Makes sense. Changed the title and description to reflect that.

> Create new command to update cache size of an existing sequence.
> ----------------------------------------------------------------
>
>                 Key: PHOENIX-6709
>                 URL: https://issues.apache.org/jira/browse/PHOENIX-6709
>             Project: Phoenix
>          Issue Type: New Feature
>          Components: core
>            Reporter: Rushabh Shah
>            Priority: Major
>
> Create a new command something like:
> UPDATE SEQUENCE <sequence-name> SET CACHE_SIZE=1000
> We faced this issue in our production cluster. We create sequence with 
> default caching size (i.e 100). We have a use case that runs around 440k 
> increment calls per 5 mins which around 1500 increment ops per second. This 
> is consuming all the active handler threads. Depending on the load, this 
> causes saturation of handler threads for hours prevent any other operation on 
> system tables.
> We decided to increase the cache size for that particular sequence to 1000 
> assuming this will reduce the rpc count by 90% and the change did help.

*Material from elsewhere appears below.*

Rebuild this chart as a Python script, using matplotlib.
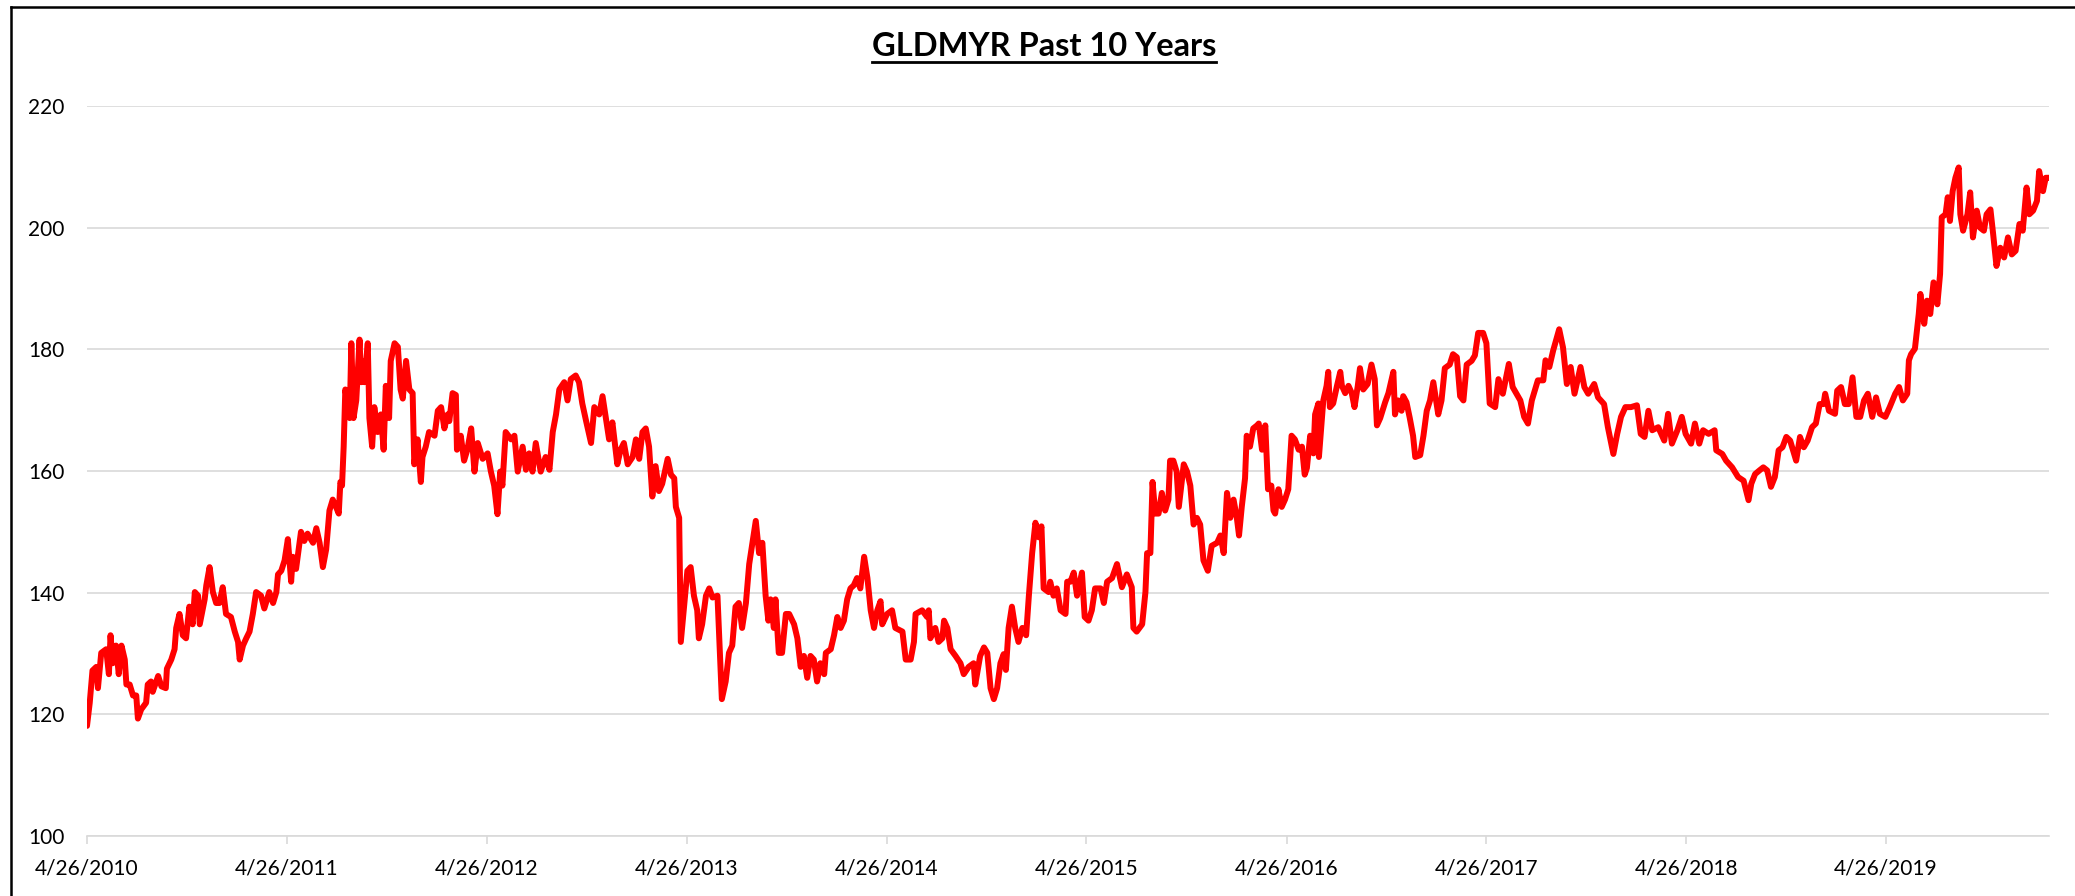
import numpy as np
import pandas as pd
import matplotlib
matplotlib.use("Agg")
import matplotlib.pyplot as plt
from matplotlib.lines import Line2D

# GLDMYR price. x = days after START
START = "2010-04-26"

days_a = [0, 5, 10, 17, 20, 26, 35, 40, 43, 47,
          53, 58, 63, 69, 72, 78, 84, 90, 93, 99,
          108, 111, 117, 120, 130, 136, 144, 146, 154, 160,
          163, 169, 175, 181, 187, 193, 197, 203, 206, 215,
          218, 224, 230, 236, 242, 248, 254, 263, 270, 276,
          279, 285, 291, 297, 303, 309, 318, 324, 333, 340,
          346, 349, 355, 361, 367, 373, 376, 382, 391, 397,
          403, 413, 419, 425, 431, 437, 443, 449, 455, 460,
          463, 466, 469, 472, 476, 480, 483, 487, 492, 498,
          501, 504, 507, 513, 516, 521, 525, 531, 537, 542,
          546, 552, 555, 562, 568, 573, 577, 583, 589, 595,
          598, 604, 610, 613, 619, 625, 635, 641, 647, 653,
          659, 662, 668, 674, 676, 683, 689, 695, 702, 708,
          714, 723, 732, 738, 744, 750, 755, 759, 765, 775,
          781, 787, 796, 802, 808, 814, 820, 829, 838, 845,
          851, 857, 863, 872, 878, 884, 893]
price_a = [118.1, 121.9, 127.2, 127.8, 124.3, 130.1, 130.7, 126.6, 133.0, 128.4,
           131.3, 126.6, 131.3, 129.0, 124.9, 124.9, 123.1, 123.1, 119.3, 120.8,
           121.9, 124.9, 125.4, 123.7, 126.3, 124.6, 124.3, 127.5, 129.0, 130.7,
           134.2, 136.5, 133.0, 132.5, 137.7, 134.8, 140.1, 139.5, 134.8, 138.9,
           141.2, 144.2, 140.1, 138.3, 138.3, 140.9, 136.5, 136.0, 133.6, 131.9,
           129.0, 131.3, 132.5, 133.6, 136.5, 140.1, 139.5, 137.4, 140.1, 138.3,
           140.1, 143.0, 143.6, 145.3, 148.8, 141.8, 145.9, 143.9, 150.0, 148.5,
           149.7, 148.2, 150.6, 148.2, 144.2, 147.1, 153.5, 155.3, 154.1, 153.0,
           158.2, 157.6, 164.0, 173.4, 171.1, 168.7, 181.0, 168.7, 171.6, 181.6,
           174.6, 178.1, 174.6, 181.0, 168.7, 164.0, 170.5, 166.4, 169.3, 163.5,
           174.0, 168.7, 178.1, 181.0, 180.4, 173.4, 171.9, 178.1, 173.4, 172.8,
           161.1, 165.2, 158.2, 162.3, 164.0, 166.4, 165.8, 169.9, 170.5, 167.0,
           169.3, 168.2, 172.8, 172.5, 163.5, 165.8, 161.7, 163.5, 167.0, 159.9,
           164.6, 162.0, 162.9, 159.9, 157.6, 152.9, 159.9, 157.6, 166.4, 165.2,
           165.8, 159.9, 164.0, 160.2, 162.9, 159.9, 164.6, 159.9, 162.3, 160.2,
           166.4, 169.3, 173.4, 174.6, 171.6, 175.1, 175.7]

days_b = [899, 905, 912, 921, 927, 936, 942, 948, 954, 960,
          969, 975, 981, 988, 997, 1003, 1009, 1015, 1021, 1027,
          1033, 1039, 1045, 1051, 1061, 1067, 1073, 1076, 1082, 1085,
          1091, 1097, 1103, 1109, 1115, 1118, 1124, 1131, 1137, 1143,
          1152, 1155, 1160, 1167, 1173, 1179, 1185, 1191, 1197, 1204,
          1210, 1216, 1222, 1228, 1234, 1240, 1245, 1249, 1255, 1258,
          1264, 1270, 1277, 1283, 1292, 1298, 1304, 1310, 1316, 1322,
          1328, 1334, 1340, 1347, 1350, 1359, 1365, 1371, 1377, 1383,
          1389, 1395, 1401, 1407, 1413, 1420, 1426, 1432, 1438, 1444,
          1450, 1453, 1462, 1471, 1477, 1490, 1496, 1505, 1511, 1514,
          1526, 1535, 1538, 1541, 1550, 1556, 1563, 1566, 1572, 1578,
          1587, 1596, 1602, 1611, 1620, 1623, 1632, 1639, 1645, 1651,
          1657, 1663, 1669, 1675, 1679, 1684, 1690, 1696, 1702, 1709,
          1716, 1721, 1727, 1733, 1739, 1744, 1748, 1757]
price_b = [174.6, 171.1, 168.2, 164.6, 170.5, 169.3, 172.3, 168.7, 165.2, 168.0,
           161.1, 163.5, 164.6, 161.1, 162.3, 165.2, 162.0, 166.4, 167.0, 164.0,
           155.8, 160.8, 156.7, 157.9, 162.0, 159.4, 158.8, 154.1, 152.3, 131.9,
           137.7, 143.6, 144.2, 139.5, 137.1, 132.5, 134.8, 139.5, 140.7, 139.2,
           139.5, 133.0, 122.5, 125.4, 130.1, 131.3, 137.7, 138.3, 134.2, 138.3,
           144.7, 148.2, 151.8, 146.5, 148.2, 139.5, 135.4, 138.9, 134.2, 138.9,
           130.1, 130.1, 136.5, 136.5, 134.8, 132.5, 127.8, 129.6, 126.0, 129.6,
           129.0, 125.4, 128.4, 126.6, 130.1, 130.7, 133.0, 136.0, 134.2, 135.4,
           138.9, 140.7, 141.2, 142.4, 140.7, 145.9, 142.4, 137.1, 134.2, 137.1,
           138.6, 134.8, 136.5, 137.1, 134.2, 133.6, 129.0, 129.0, 131.9, 136.5,
           137.1, 136.0, 137.1, 132.5, 134.2, 131.9, 132.5, 135.4, 134.2, 130.7,
           129.6, 128.4, 126.6, 127.8, 128.4, 124.9, 129.6, 131.0, 130.1, 124.3,
           122.5, 124.3, 128.4, 129.9, 127.3, 134.2, 137.7, 134.2, 131.9, 134.2,
           133.0, 139.5, 146.5, 151.5, 149.1, 150.9, 140.7, 140.1]

days_c = [1760, 1766, 1772, 1779, 1788, 1791, 1797, 1803, 1809, 1818,
          1823, 1830, 1836, 1842, 1852, 1858, 1864, 1873, 1882, 1891,
          1900, 1909, 1912, 1918, 1928, 1934, 1937, 1943, 1947, 1952,
          1958, 1964, 1970, 1976, 1979, 1985, 1991, 1995, 2004, 2010,
          2016, 2022, 2028, 2034, 2037, 2040, 2048, 2055, 2065, 2071,
          2077, 2083, 2089, 2095, 2101, 2105, 2110, 2116, 2119, 2125,
          2131, 2138, 2141, 2147, 2153, 2158, 2164, 2168, 2171, 2177,
          2183, 2189, 2195, 2201, 2207, 2214, 2220, 2225, 2229, 2235,
          2241, 2244, 2250, 2251, 2259, 2265, 2268, 2271, 2277, 2284,
          2290, 2293, 2299, 2305, 2311, 2316, 2322, 2326, 2332, 2340,
          2347, 2353, 2357, 2363, 2372, 2378, 2384, 2387, 2390, 2396,
          2402, 2405, 2411, 2417, 2423, 2427, 2436, 2442, 2448, 2454,
          2460, 2469, 2475, 2481, 2490, 2496, 2503, 2509, 2515, 2521,
          2530, 2536, 2542, 2551, 2557, 2563, 2573, 2579]
price_c = [141.8, 139.5, 140.7, 137.1, 136.5, 141.8, 141.8, 143.3, 139.5, 143.3,
           136.0, 135.4, 137.1, 140.7, 140.7, 138.3, 141.8, 142.4, 144.7, 140.9,
           143.0, 140.9, 134.2, 133.6, 134.8, 140.1, 146.5, 146.5, 158.2, 153.0,
           153.0, 156.4, 153.5, 155.3, 161.7, 161.7, 159.9, 154.1, 161.1, 159.9,
           157.6, 151.2, 152.3, 151.2, 148.2, 145.3, 143.6, 147.7, 148.2, 149.4,
           146.5, 156.4, 152.3, 155.3, 152.3, 149.4, 154.1, 158.8, 165.8, 164.0,
           167.0, 167.5, 167.8, 163.5, 167.5, 157.0, 157.6, 153.5, 153.0, 157.0,
           154.1, 155.3, 157.0, 165.8, 165.2, 163.5, 164.0, 159.4, 160.5, 165.8,
           162.9, 169.3, 171.1, 162.3, 171.6, 174.0, 176.3, 170.5, 171.1, 174.0,
           176.3, 174.0, 172.8, 174.0, 172.8, 170.5, 174.0, 176.9, 173.4, 174.3,
           177.5, 175.1, 167.5, 168.7, 171.3, 172.8, 175.1, 176.3, 169.3, 171.6,
           169.9, 172.3, 171.3, 168.7, 165.8, 162.3, 162.6, 165.8, 169.9, 171.6,
           174.6, 169.3, 171.6, 176.9, 177.5, 179.2, 178.7, 172.3, 171.6, 177.5,
           178.1, 179.0, 182.7, 182.7, 181.0, 171.1, 170.5, 175.1]

days_d = [2587, 2598, 2605, 2612, 2619, 2626, 2633, 2640, 2651, 2661,
          2665, 2672, 2679, 2690, 2697, 2704, 2711, 2718, 2729, 2736,
          2743, 2754, 2761, 2772, 2779, 2789, 2796, 2803, 2811, 2821,
          2832, 2839, 2846, 2853, 2860, 2871, 2882, 2889, 2896, 2906,
          2914, 2921, 2931, 2938, 2946, 2953, 2963, 2974, 2977, 2988,
          2995, 3006, 3017, 3027, 3036, 3041, 3048, 3056, 3063, 3070,
          3077, 3084, 3091, 3098, 3105, 3112, 3123, 3130, 3137, 3144,
          3152, 3159, 3166, 3173, 3176, 3183, 3194, 3198, 3205, 3212,
          3219, 3226, 3233, 3240, 3247, 3254, 3262, 3269, 3276, 3286,
          3294, 3304, 3311, 3318, 3326, 3329, 3333, 3340, 3347, 3350,
          3357, 3362, 3368, 3374, 3381, 3386, 3389, 3396, 3400, 3404,
          3409, 3414, 3420, 3423, 3428, 3436, 3441, 3446, 3453, 3459,
          3466, 3471, 3478, 3483, 3489, 3496, 3503, 3510, 3517, 3524,
          3531, 3537, 3544, 3549, 3556, 3563, 3567, 3574, 3579, 3585]
price_d = [172.7, 177.6, 173.8, 172.7, 171.6, 168.9, 167.8, 171.6, 174.9, 174.9,
           178.2, 177.1, 179.8, 183.3, 180.3, 174.3, 177.1, 172.7, 177.1, 173.8,
           172.7, 174.3, 172.1, 171.0, 167.2, 162.8, 166.1, 168.9, 170.5, 170.5,
           170.8, 166.1, 165.6, 169.9, 166.7, 167.2, 165.0, 169.4, 164.5, 166.7,
           168.9, 166.1, 164.5, 167.8, 164.5, 166.7, 166.1, 166.7, 163.4, 162.8,
           161.7, 160.6, 159.0, 158.4, 155.2, 157.9, 159.5, 160.1, 160.6, 160.1,
           157.4, 159.0, 163.4, 163.9, 165.6, 165.0, 161.7, 165.6, 163.9, 165.0,
           167.2, 167.8, 171.0, 171.0, 172.7, 169.9, 169.4, 173.2, 173.8, 171.0,
           171.0, 175.4, 168.9, 168.9, 171.6, 172.7, 168.9, 172.1, 169.4, 168.9,
           170.5, 172.7, 173.8, 171.6, 172.7, 178.2, 179.2, 180.1, 185.8, 189.1,
           184.2, 188.0, 185.8, 191.0, 187.4, 192.4, 201.7, 202.2, 205.0, 201.1,
           206.0, 208.2, 209.9, 202.2, 199.5, 202.2, 205.8, 198.4, 202.8, 200.0,
           199.5, 202.2, 203.0, 198.9, 193.7, 196.7, 195.1, 198.4, 195.6, 196.2,
           200.6, 199.5, 206.6, 202.2, 202.8, 204.4, 209.3, 206.0, 208.2, 208.2]

tick_dates = ["2010-04-26", "2011-04-26", "2012-04-26", "2013-04-26", "2014-04-26",
              "2015-04-26", "2016-04-26", "2017-04-26", "2018-04-26", "2019-04-26"]
y_ticks = [100, 120, 140, 160, 180, 200, 220]
TITLE = "GLDMYR Past 10 Years"

for d, p in [(days_a, price_a), (days_b, price_b), (days_c, price_c), (days_d, price_d)]:
    assert len(d) == len(p), (len(d), len(p))

days = days_a + days_b + days_c + days_d
price = price_a + price_b + price_c + price_d
dates = pd.Timestamp(START) + pd.to_timedelta(days, unit="D")
ticks = pd.to_datetime(tick_dates)

plt.rcParams["font.family"] = ["Lato", "DejaVu Sans"]

W, H = 2075, 896
fig = plt.figure(figsize=(W / 100, H / 100), dpi=100)
ax = fig.add_axes([87 / W, 1 - 836 / H, (2049 - 87) / W, (836 - 106) / H])

ax.plot(dates, price, color="#ff0000", lw=4.3, solid_joinstyle="round", solid_capstyle="round")

ax.set_ylim(100, 220)
ax.set_xlim(dates[0], dates[-1])
ax.set_yticks(y_ticks)
ax.yaxis.grid(True, color="#d9d9d9", lw=1.2)
ax.set_axisbelow(True)
for s in ["top", "right", "left"]:
    ax.spines[s].set_visible(False)
ax.spines["bottom"].set_color("#d9d9d9")
ax.spines["bottom"].set_linewidth(1.2)

ax.set_xticks(ticks)
ax.set_xticklabels([f"{t.month}/{t.day}/{t.year}" for t in ticks])
ax.tick_params(axis="x", length=6, width=1.2, color="#d9d9d9", pad=10, labelsize=15)
ax.tick_params(axis="y", length=0, pad=16, labelsize=15)

# title with underline
title = fig.text(1044 / W, 1 - 47 / H, TITLE, ha="center", va="center",
                 fontsize=23.5, fontweight="bold")
fig.canvas.draw()
bb = title.get_window_extent()
uy = (bb.y0 - 1) / H
fig.add_artist(Line2D([bb.x0 / W, bb.x1 / W], [uy, uy], color="black", lw=2.0))

# chart border (left and top)
fig.add_artist(Line2D([11 / W, 11 / W], [0, 1 - 7 / H], color="black", lw=1.8))
fig.add_artist(Line2D([11 / W, 1], [1 - 7 / H, 1 - 7 / H], color="black", lw=1.8))

fig.savefig("out.png", dpi=100)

> We ran the following query: 
> UPSERT INTO SYSTEM."SEQUENCE"(TENANT_ID, SEQUENCE_SCHEMA, SEQUENCE_NAME, 
> CACHE_SIZE)  SELECT TENANT_ID, SEQUENCE_SCHEMA, SEQUENCE_NAME, 1000 FROM 
> SYSTEM."SEQUENCE" WHERE SEQUENCE_SCHEMA='<sequence-schema>' AND 
> SEQUENCE_NAME='<sequence-name>';
> Instead of this upsert query we can run some new phoenix command like:
> UPDATE SEQUENCE <sequence-name> SET CACHE_SIZE=1000
> [~gjacoby]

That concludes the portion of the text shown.